Energy & Environment

Judge finds former environmental lawyer who won billions in Chevron case guilty of contempt

A federal judge on Monday found a former lawyer who secured a $9.5 billion judgment against Chevron guilty on six misdemeanor criminal contempt charges, the culmination of a legal case that has drawn accusations of retaliation by the energy giant.

Steven Donziger in 1993 sued Texaco on behalf of a coalition of Ecuadorean farmers and Indigenous people who alleged its activities in the country led to environmental disaster. After Chevron bought Texaco in 2001, the litigation was moved to Ecuador, where a court ruled in favor of the plaintiffs in 2011.

The same year, Chevron countersued Donziger, accusing him of doctoring evidence in the case and bribing a judge. After Judge Lewis Kaplan ruled in favor of the company, Donziger appealed, and incurred the contempt charges during the appeals process. He has been under house arrest in relation to the contempt charges for nearly two years.

After federal prosecutors with the Southern District of New York declined to prosecute Donziger on the contempt charges, Kaplan took the atypical step of appointing private attorneys to prosecute. Donziger was disbarred in New York in 2018.
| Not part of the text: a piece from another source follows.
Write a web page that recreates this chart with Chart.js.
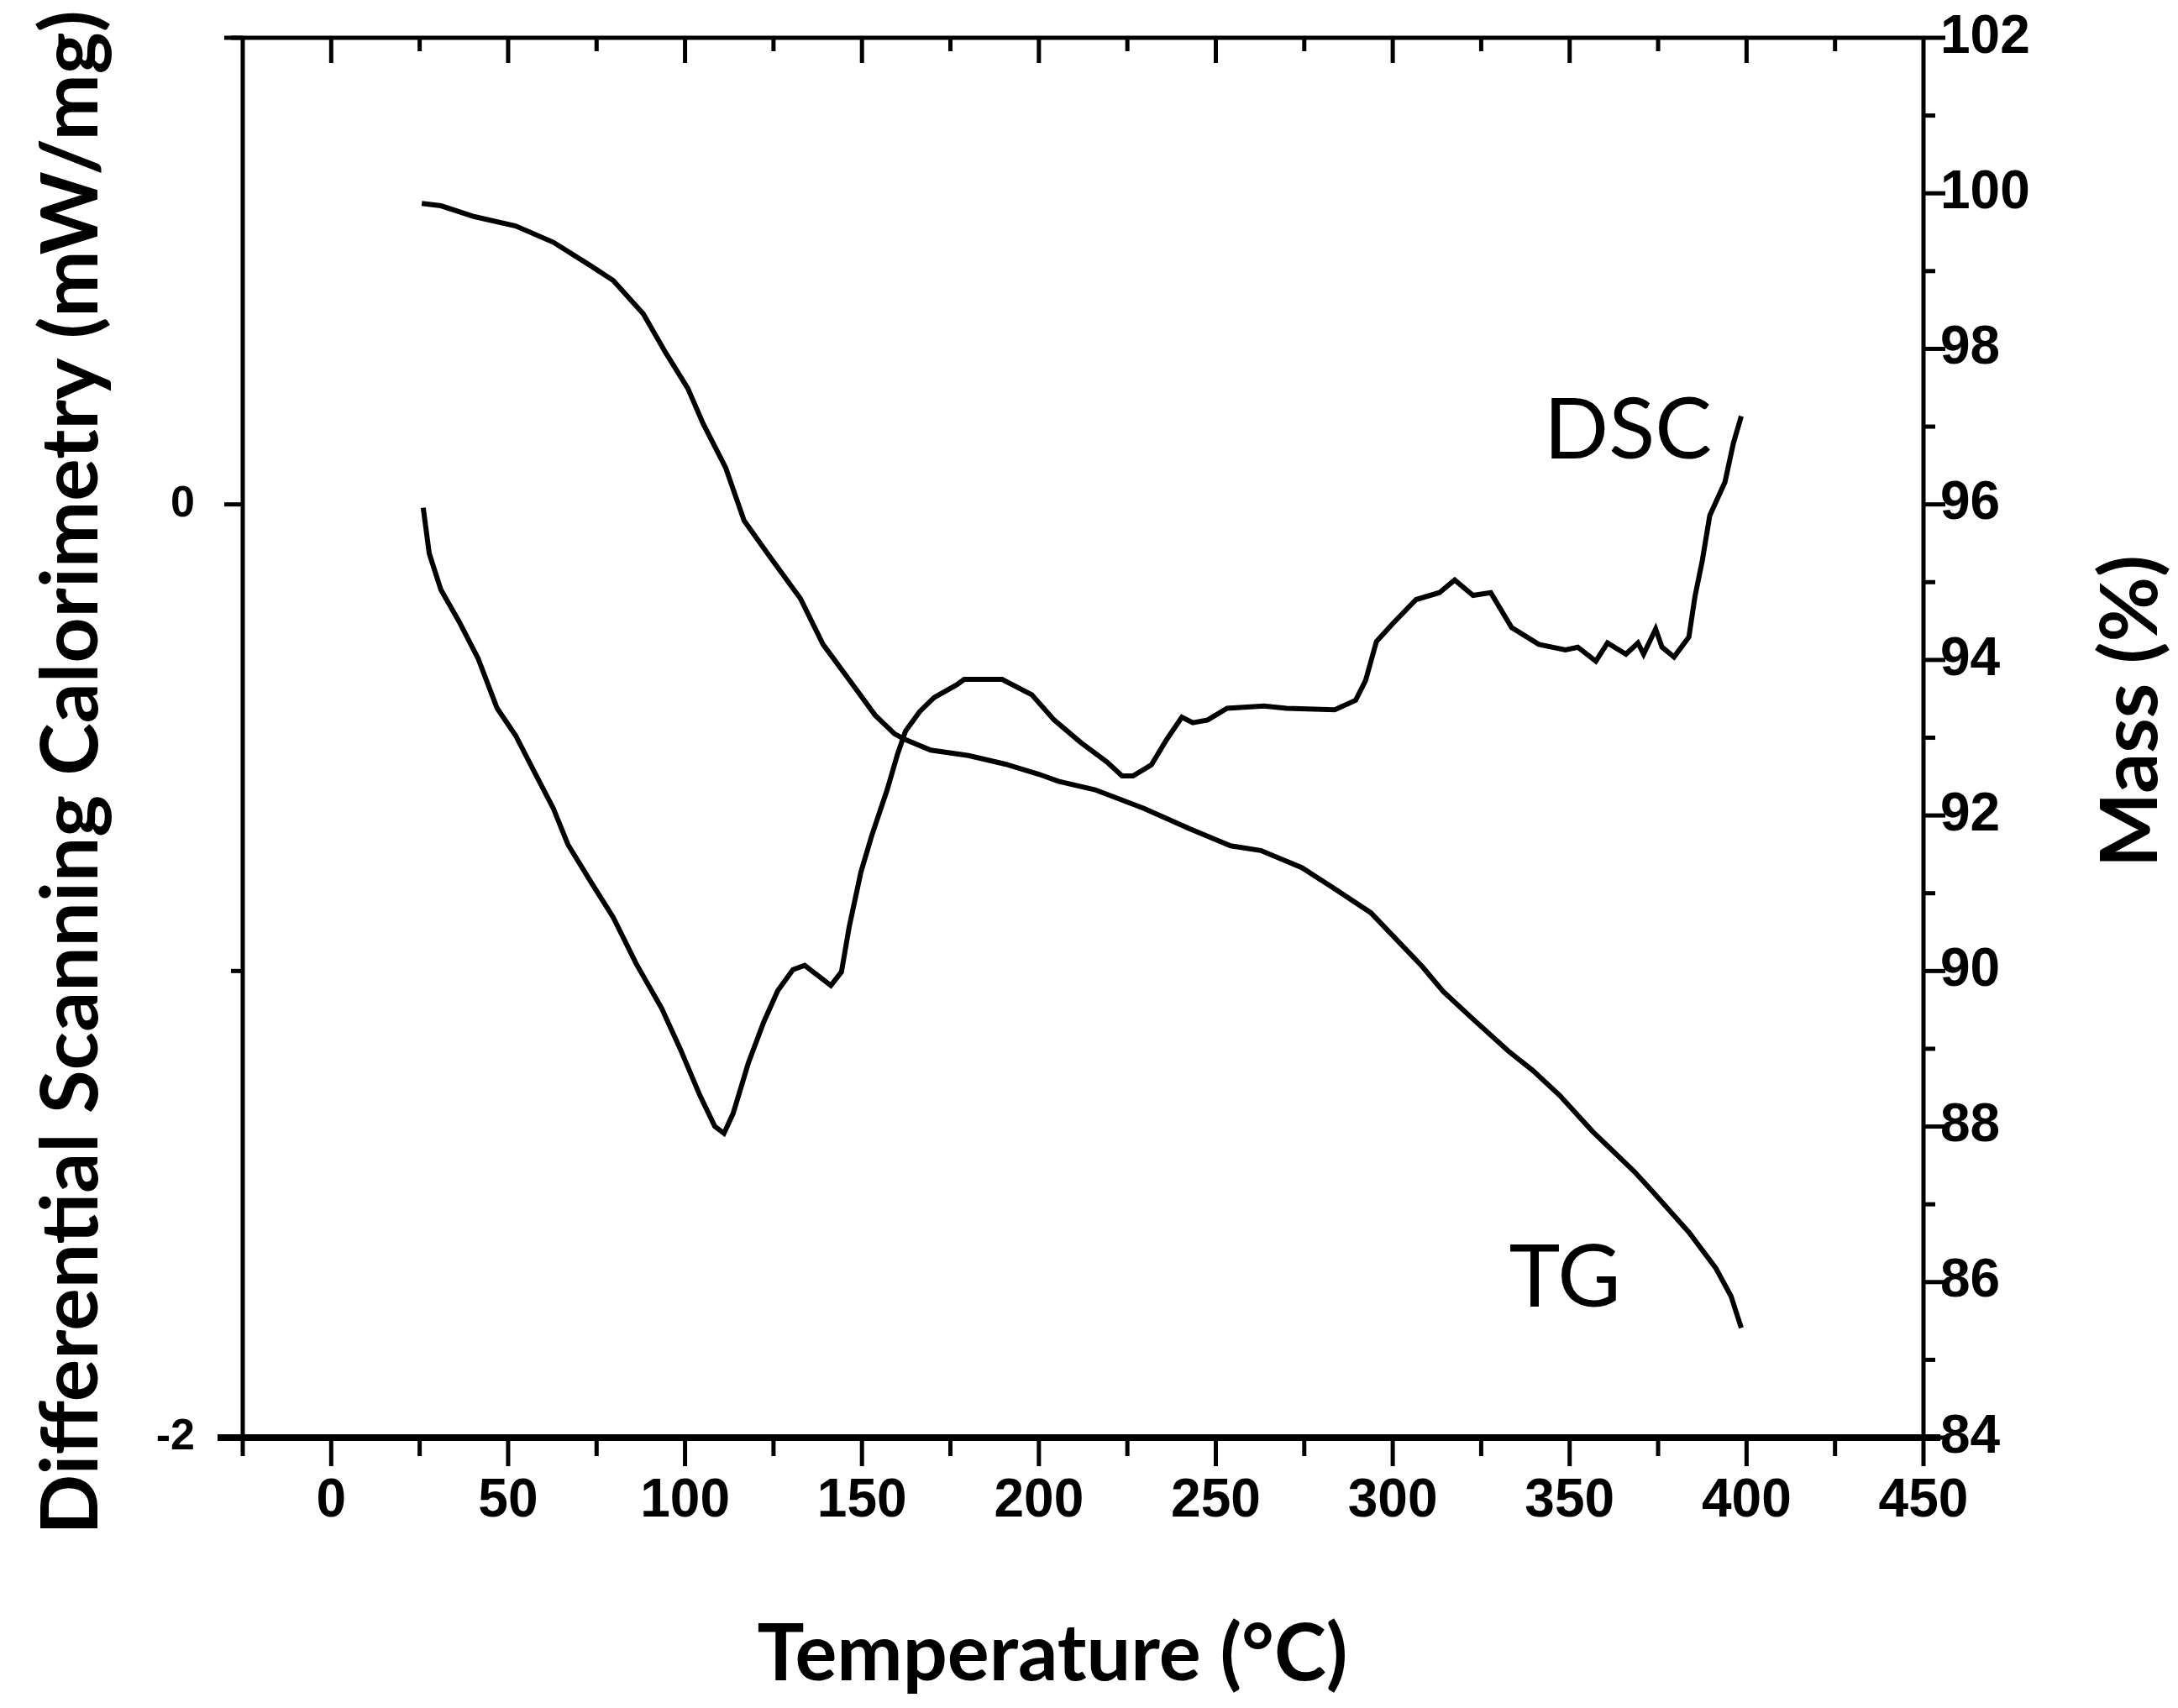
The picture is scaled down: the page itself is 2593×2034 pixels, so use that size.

In her ruling on Monday, District Judge Loretta Preska said the case was "wholly unconcerned" with Chevron's guilt in the Ecuador case.

"The Court does not question the sincerity of Mr. Donziger's espousal of his clients' cause," she wrote. "Nor does it quarrel with the sincerity of his belief that he has been treated unfairly by Chevron. But 'a lawyer, of all people, should know that in the face of a perceived injustice, one may not take the law into his own hands.' By repeatedly and willfully defying Judge Kaplan's orders, that is precisely what Mr. Donziger did. It's time to pay the piper."

Donziger blasted the decision in a statement of his own Monday, calling it "the latest attempt by Chevron and its judicial allies to criminalize me and to send a message of intimidation to legitimate human rights lawyers who successfully challenge the major polluters of the fossil fuel industry."

"The decision marks a sad day for the rule of law, for our democracy, and for our planet. The United States has now become one of those countries where environmental advocates are attacked, put in jail, or even murdered for doing their jobs successfully," he added. Donziger called the ruling a miscarriage of justice and vowed to appeal on Twitter.

In his statement, Donziger noted the law firm Kaplan assigned to the case, Seward & Kissel, has previously been retained by Chevron. Preska has ruled the $30,000 Chevron paid the firm was not a large enough amount to constitute a conflict of interest.

The charges in the case carry a sentence of up to six months in prison.